Sergius has a romantic illusion regarding love and war. To him, war is full of glory and he goes to war like a true knight. On the battlefield, he led his army against the fieldguns. He won the battle because his enemies were supplied with the wrong ammunition. He is very much unreal and romantic in his notion of love. Sergius believes in higher love which he possesses for Raina. She is his goddess, his queen, and his heroine. His love is based on illusion and therefore it is easily shattered when he knows the truth. He finds higher love very much tíring and for refreshment, he indulges in a flirtation with Louka.
Sergius is a foolish and self-conceited man. He has no penetrating insight or proper understanding. He is incapable of thinking reasonably. Sergius is conceited and thinks highly of himself. Though he has committed the greatest blunder in the battlefield, he thinks that he has done a great deed of heroism. In Sergius, there is no concentration no proper application. The result is that he is caught in the trap laid for him by Louka and becomes a mere puppet in her hands and ultimately marries her.
Sergius is also capable of possessing some common sense and he gradually becomes aware of the reality about which he was so long blinded. The experiences of war make him feel that there is no romance in soldiering. To him, war is the coward’s art of attacking mercilessly when one is strong and keeping out of harm’s way when one is weak. His romance of love is also shattered. He realizes it’s hollowness. In fact, Sergius is a mixture of a number of opposite qualities romanticism, idealism, self-importance, folly conceit, and some good sense, which are inherent in his nature, lead him to act differently on different occasions. He himself is conscious of this mixture of opposites in his nature and says.

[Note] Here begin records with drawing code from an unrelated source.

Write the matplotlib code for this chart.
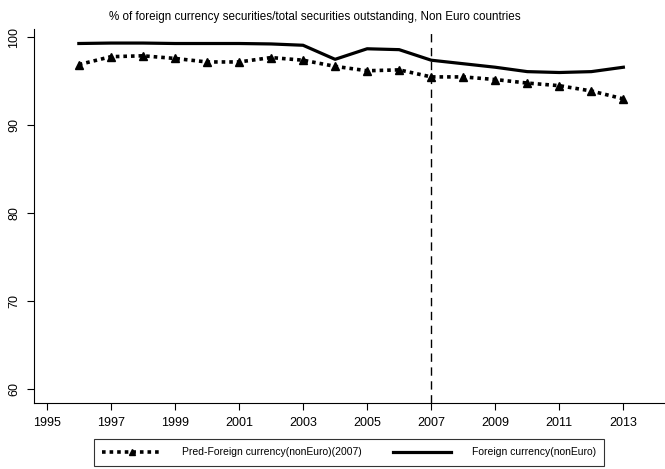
import matplotlib
matplotlib.use("Agg")
import matplotlib.pyplot as plt

plt.rcParams['font.family'] = ['Liberation Sans', 'DejaVu Sans']

years = [1996, 1997, 1998, 1999, 2000, 2001, 2002, 2003, 2004, 2005,
         2006, 2007, 2008, 2009, 2010, 2011, 2012, 2013]
foreign = [99.3, 99.35, 99.35, 99.3, 99.3, 99.3, 99.25, 99.1, 97.5, 98.7,
           98.6, 97.4, 97.0, 96.6, 96.1, 96.0, 96.1, 96.6]
pred = [96.9, 97.8, 97.9, 97.6, 97.2, 97.2, 97.7, 97.4, 96.7, 96.2,
        96.3, 95.5, 95.5, 95.2, 94.8, 94.5, 93.9, 93.0]
xticks = [1995, 1997, 1999, 2001, 2003, 2005, 2007, 2009, 2011, 2013]
yticks = [60, 70, 80, 90, 100]
title = "% of foreign currency securities/total securities outstanding, Non Euro countries"
label_pred = "Pred-Foreign currency(nonEuro)(2007)"
label_foreign = "Foreign currency(nonEuro)"
vline_year = 2007

fig = plt.figure(figsize=(6.65, 4.69), dpi=100)
ax = fig.add_axes([34/665, 1-403/469, 1-34/665, (403-29)/469])

ln_pred, = ax.plot(years, pred, color='black', linestyle=(0, (1, 1.1)), linewidth=2.6,
                   marker='^', markersize=6, markeredgecolor='black',
                   markerfacecolor='black', label=label_pred)
ln_for, = ax.plot(years, foreign, color='black', linestyle='-', linewidth=2.3,
                  label=label_foreign)
ax.axvline(vline_year, color='black', linewidth=1.0, linestyle=(0, (6, 4)))

ax.set_xlim(1994.6, 2014.3)
ax.set_ylim(58.4, 100.95)
ax.set_xticks(xticks)
ax.set_yticks(yticks)
ax.tick_params(axis='both', direction='out', length=5, width=0.8, labelsize=9,
               colors='black', pad=5)
for lab in ax.get_yticklabels():
    lab.set_rotation(90)
    lab.set_va('center')
ax.spines['top'].set_visible(False)
ax.spines['right'].set_visible(False)

fig.text(315/665, 1-17/469, title, ha='center', va='center', fontsize=8.4)

leg = fig.legend([ln_pred, ln_for], [label_pred, label_foreign],
                 loc='upper left', bbox_to_anchor=(94/665, 1-439/469),
                 ncol=2, fontsize=7.5, frameon=True, fancybox=False,
                 edgecolor='black', handlelength=5.6, handletextpad=2.0,
                 borderpad=0.8, columnspacing=3.0, markerscale=0.8,
                 borderaxespad=0)
leg.get_frame().set_linewidth(0.8)

fig.savefig("out.png", dpi=100, facecolor='white')
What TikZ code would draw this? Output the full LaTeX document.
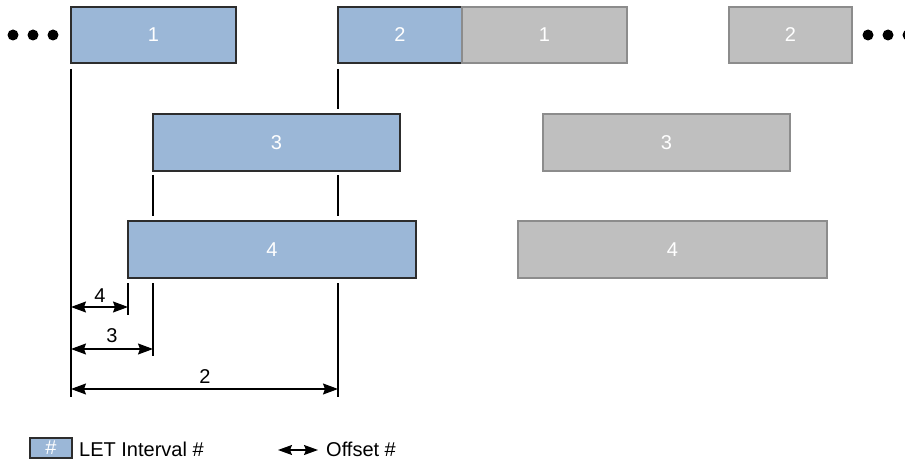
\documentclass[tikz,border=0pt]{standalone}
\usepackage{fontspec}
\setmainfont{Liberation Sans}
\usetikzlibrary{arrows.meta}
\definecolor{letblue}{RGB}{155,183,215}
\definecolor{letgray}{RGB}{191,191,191}
\definecolor{grayedge}{RGB}{140,140,140}
\definecolor{blueedge}{RGB}{45,45,45}
\begin{document}
\begin{tikzpicture}[x=1pt,y=-1pt,
  font=\fontsize{20}{22}\selectfont,
  ivbox/.style={draw, line width=1.4pt, inner sep=0pt, text=white, minimum height=56pt},
  bluebox/.style={ivbox, fill=letblue, draw=blueedge},
  graybox/.style={ivbox, fill=letgray, draw=grayedge},
  tick/.style={line width=1.2pt},
  head/.style={Stealth[length=15pt,width=11pt,inset=2pt]},
  offset/.style={line width=1.2pt, {Stealth[length=15pt,width=11pt,inset=2pt]}-{Stealth[length=15pt,width=11pt,inset=2pt]}},
  dot/.style={circle, fill=black, inner sep=0pt, minimum size=11pt}
]
\useasboundingbox (0,0) rectangle (905,465);

% first row of intervals
\node[bluebox, minimum width=165pt] (b1) at (153.5,35) {1};
\node[bluebox, minimum width=124pt] (b2) at (400,35) {2};
\node[graybox, minimum width=165pt] (g1) at (544.5,35) {1};
\node[graybox, minimum width=123pt] (g2) at (790.5,35) {2};

% second and third rows
\node[bluebox, minimum width=247pt, minimum height=57pt] (b3) at (276.5,142.5) {3};
\node[graybox, minimum width=247pt, minimum height=57pt] (g3) at (666.5,142.5) {3};
\node[bluebox, minimum width=288pt, minimum height=57pt] (b4) at (272,249.5) {4};
\node[graybox, minimum width=309pt, minimum height=57pt] (g4) at (672.5,249.5) {4};

% continuation dots
\node[dot] (l1) at (13,35) {};
\node[dot] (l2) at (33,35) {};
\node[dot] (l3) at (53,35) {};
\node[dot] (r1) at (868,35) {};
\node[dot] (r2) at (888,35) {};
\node[dot] (r3) at (908,35) {};

% reference ticks
\coordinate (t1a) at (71,69);   \coordinate (t1b) at (71,397);
\coordinate (t2a) at (338,69);  \coordinate (t2b) at (338,109);
\coordinate (t2c) at (338,175); \coordinate (t2d) at (338,216);
\coordinate (t2e) at (338,283); \coordinate (t2f) at (338,397);
\coordinate (t3a) at (153,175); \coordinate (t3b) at (153,216);
\coordinate (t3c) at (153,283); \coordinate (t3d) at (153,356);
\coordinate (t4a) at (128,283); \coordinate (t4b) at (128,315);
\draw[tick] (t1a) -- (t1b);
\draw[tick] (t2a) -- (t2b);
\draw[tick] (t2c) -- (t2d);
\draw[tick] (t2e) -- (t2f);
\draw[tick] (t3a) -- (t3b);
\draw[tick] (t3c) -- (t3d);
\draw[tick] (t4a) -- (t4b);

% offsets
\coordinate (o4a) at (71,307);  \coordinate (o4b) at (128,307);
\coordinate (o3a) at (71,349);  \coordinate (o3b) at (153,349);
\coordinate (o2a) at (71,389);  \coordinate (o2b) at (338,389);
\draw[offset] (o4a) -- (o4b);
\draw[offset] (o3a) -- (o3b);
\draw[offset] (o2a) -- (o2b);
\node (n4) at (100,296) {4};
\node (n3) at (112,336) {3};
\node (n2) at (205,377) {2};

% legend
\node[bluebox, minimum width=42pt, minimum height=20pt, line width=1.2pt] (lg) at (51,448) {\#};
\node[anchor=west, inner sep=0pt] (lgt) at (79,449) {LET Interval \#};
\coordinate (la) at (278,450);
\coordinate (lb) at (318,450);
\draw[line width=1.2pt, {Stealth[length=14pt,width=10pt,inset=2pt]}-{Stealth[length=14pt,width=10pt,inset=2pt]}] (la) -- (lb);
\node[anchor=west, inner sep=0pt] (lot) at (326,449) {Offset \#};
\end{tikzpicture}
\end{document}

“(speaking to himself) which of the six is the real man? That’s the question that torments me. One of them is a hero, another a buffoon, another a humbug, another perhaps a bit of a blackguard… And one at least is a coward, jealous like all cowards.”
In short, Sergius’s character has been conditioned by the anti-romantic intentions of the dramatist. Just as Captain Bluntschli typifies anti-romanticism, Sergius stands for romanticism. His character is just the opposite of Bluntschli’s. He is a foil to Bluntschli’s. He serves to throw his anti-romanticism into sharp relief by comparison. In the beginning, he is at the center of the action, but gradually he is pushed into the background.